Wie ist Schneider Electric selbst von der Digitalisierung betroffen?

Als IoT-Leader betrifft uns die Digitalisierung auch als Unternehmen ganz fundamental. Wir haben in den letzten Jahren enorme Anstrengungen unternommen, um Hardware und Software mit der Ecostruxure-Architektur zusammenzuführen. Dazu benötigen wir auch viele neue Skills, weshalb die Rekrutierung stark in den Fokus gerückt ist. Die klassischen Elektroingenieure müssen beispielsweise immer mehr IT-Know-how mitbringen, um erfolgreich zu sein. Hier setzt Schneider Electric auch ganz besonders auf das Potenzial der Frauen. Offenbar wird das im Markt bemerkt – gemäss einer Linkedin-Studie zählen wir weltweit zu den 25 gefragtesten Arbeitgebern.

Das industrielle Internet der Dinge wächst stark. Wie positioniert sich Schneider hier gegenüber der Konkurrenz?

Schneider Electric ist der IoT-Pionier in der Branche. Mit der Ecostruxure-Plattform bieten wir eine IoT-fähige, offene Architektur mit End-to-End-Lösungen für alle unsere Endmärkte, das heisst Gebäude, Rechenzentren, Industrie und Infrastruktur. Ecostruxure wurde in mehr als 450'000 Installationen implementiert, unterstützt 9'000 Systemintegratoren und vernetzt heute über eine 1 Milliarde Geräte. Die Plattform hat sich in der Praxis absolut bewährt, allein in den USA ist sie in über 1000 Rechenzentren im Einsatz.

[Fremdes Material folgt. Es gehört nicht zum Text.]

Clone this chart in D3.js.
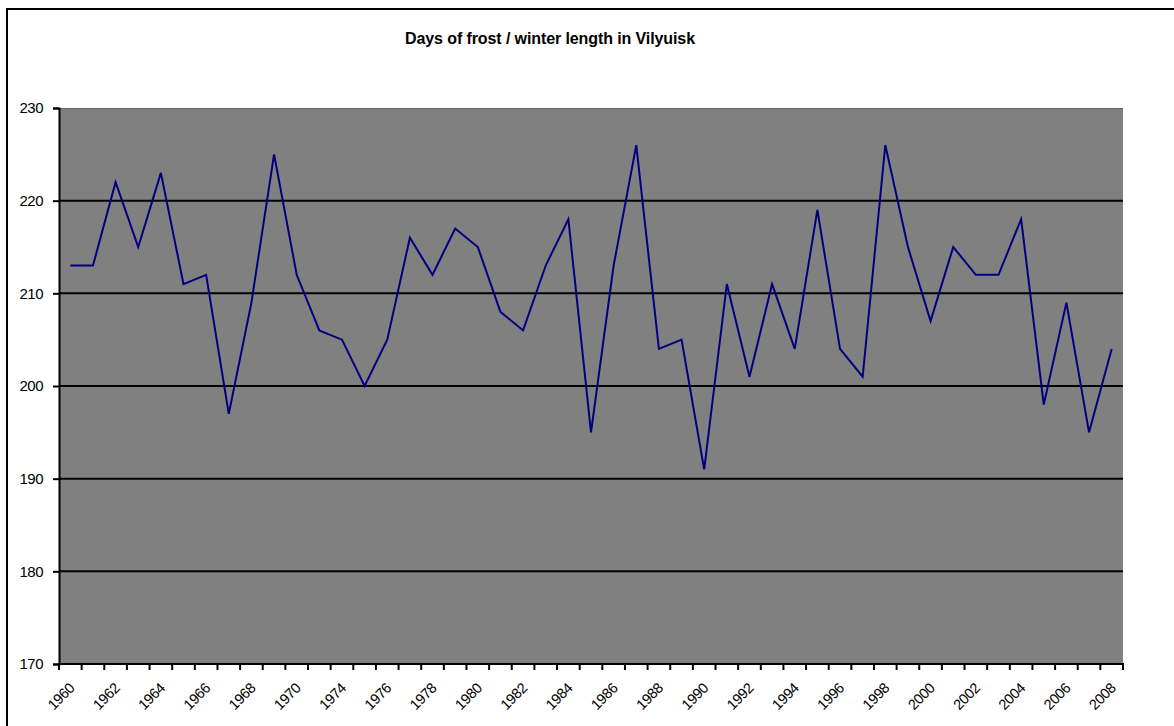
<!DOCTYPE html>
<html>
<head>
<meta charset="utf-8">
<script src="https://cdn.jsdelivr.net/npm/d3@7"></script>
<style>
  body { margin: 0; background: #fff; }
  svg { display: block; font-family: "Liberation Sans", Arial, sans-serif; }
</style>
</head>
<body>
<div id="chart"></div>
<script>
// categories (the sheet has no 1972/1973 rows, labels jump 1970 -> 1974)
var years = [
    1960, 1961, 1962, 1963, 1964, 1965, 1966, 1967, 1968, 1969, 1970, 1971,
    1974, 1975, 1976, 1977, 1978, 1979, 1980, 1981, 1982, 1983, 1984, 1985,
    1986, 1987, 1988, 1989, 1990, 1991, 1992, 1993, 1994, 1995, 1996, 1997,
    1998, 1999, 2000, 2001, 2002, 2003, 2004, 2005, 2006, 2007, 2008
];
// days of frost per winter
var frostDays = [
    213, 213, 222, 215, 223, 211, 212, 197, 209, 225, 212, 206,
    205, 200, 205, 216, 212, 217, 215, 208, 206, 213, 218, 195,
    213, 226, 204, 205, 191, 211, 201, 211, 204, 219, 204, 201,
    226, 215, 207, 215, 212, 212, 218, 198, 209, 195, 204
];
var yTicks = [170, 180, 190, 200, 210, 220, 230];
var title = 'Days of frost / winter length in Vilyuisk';

var W = 1174, H = 726;
var plotL = 59, plotR = 1123, plotT = 108, plotB = 664;

var svg = d3.select('#chart').append('svg')
    .attr('width', W)
    .attr('height', H);

// outer chart frame
svg.append('rect')
    .attr('x', 7).attr('y', 9)
    .attr('width', W + 20).attr('height', H + 20)
    .attr('fill', '#fff')
    .attr('stroke', '#000')
    .attr('stroke-width', 2);

svg.append('text')
    .attr('x', 550).attr('y', 44)
    .attr('text-anchor', 'middle')
    .attr('font-size', 16)
    .attr('font-weight', 'bold')
    .attr('letter-spacing', -0.1)
    .text(title);

var x = d3.scaleBand().domain(years).range([plotL, plotR]);
var y = d3.scaleLinear().domain([170, 230]).range([plotB, plotT]);

// plot area
svg.append('rect')
    .attr('x', plotL).attr('y', plotT)
    .attr('width', plotR - plotL).attr('height', plotB - plotT)
    .attr('fill', '#808080');
svg.append('line')
    .attr('x1', plotL).attr('x2', plotR)
    .attr('y1', plotT + 0.5).attr('y2', plotT + 0.5)
    .attr('stroke', '#666')
    .attr('stroke-width', 1);

// gridlines
svg.append('g').selectAll('line')
    .data(yTicks.filter(function (d) { return d > 170 && d < 230; }))
    .enter().append('line')
    .attr('x1', plotL).attr('x2', plotR)
    .attr('y1', function (d) { return y(d); })
    .attr('y2', function (d) { return y(d); })
    .attr('stroke', '#000')
    .attr('stroke-width', 2);

// y axis
var yAxis = svg.append('g')
    .attr('transform', 'translate(' + plotL + ',0)')
    .call(d3.axisLeft(y).tickValues(yTicks).tickSize(6).tickPadding(10));
yAxis.select('.domain').attr('stroke-width', 2);
yAxis.selectAll('.tick line').attr('stroke-width', 2);
yAxis.selectAll('text')
    .attr('font-size', 15)
    .attr('fill', '#000')
    .attr('letter-spacing', -0.5)
    .attr('font-family', '"Liberation Sans", Arial, sans-serif');

// x axis: ticks on category boundaries
var xg = svg.append('g');
xg.append('line')
    .attr('x1', plotL - 1).attr('x2', plotR + 1)
    .attr('y1', plotB).attr('y2', plotB)
    .attr('stroke', '#000')
    .attr('stroke-width', 2);
var bounds = years.map(function (d) { return x(d); }).concat([plotR]);
xg.selectAll('line.tk')
    .data(bounds)
    .enter().append('line')
    .attr('class', 'tk')
    .attr('x1', function (d) { return d; })
    .attr('x2', function (d) { return d; })
    .attr('y1', plotB)
    .attr('y2', plotB + 6)
    .attr('stroke', '#000')
    .attr('stroke-width', 2);

// labels every second category
xg.selectAll('text')
    .data(years.filter(function (d, i) { return i % 2 === 0; }))
    .enter().append('text')
    .attr('font-size', 14.5)
    .attr('letter-spacing', -0.4)
    .attr('text-anchor', 'end')
    .attr('transform', function (d) {
        var cx = x(d) + x.bandwidth() / 2 + 5;
        return 'translate(' + cx + ',689) rotate(-45)';
    })
    .text(function (d) { return d; });

// the series
var line = d3.line()
    .x(function (d, i) { return x(years[i]) + x.bandwidth() / 2; })
    .y(function (d) { return y(d); });

svg.append('path')
    .datum(frostDays)
    .attr('d', line)
    .attr('fill', 'none')
    .attr('stroke', '#000080')
    .attr('stroke-width', 2);
</script>
</body>
</html>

Was plant Schneider Electric in der Schweiz in Zukunft?

Neue Produkte und Lösungen planen wir in sehr engem Austausch mit unseren Kunden und Partnern. Ich wünsche mir, dass sie uns ihre Herausforderungen mitteilen. Nur so können wir sie optimal unterstützen. Mit dem neuen APC-Partnerportal haben wir eine zeitgemässe Plattform für den Wissensaustausch und die Aus- und Weiterbildung geschaffen. Wir planen also, unsere Partner weiterzubringen – sofern sie es wollen.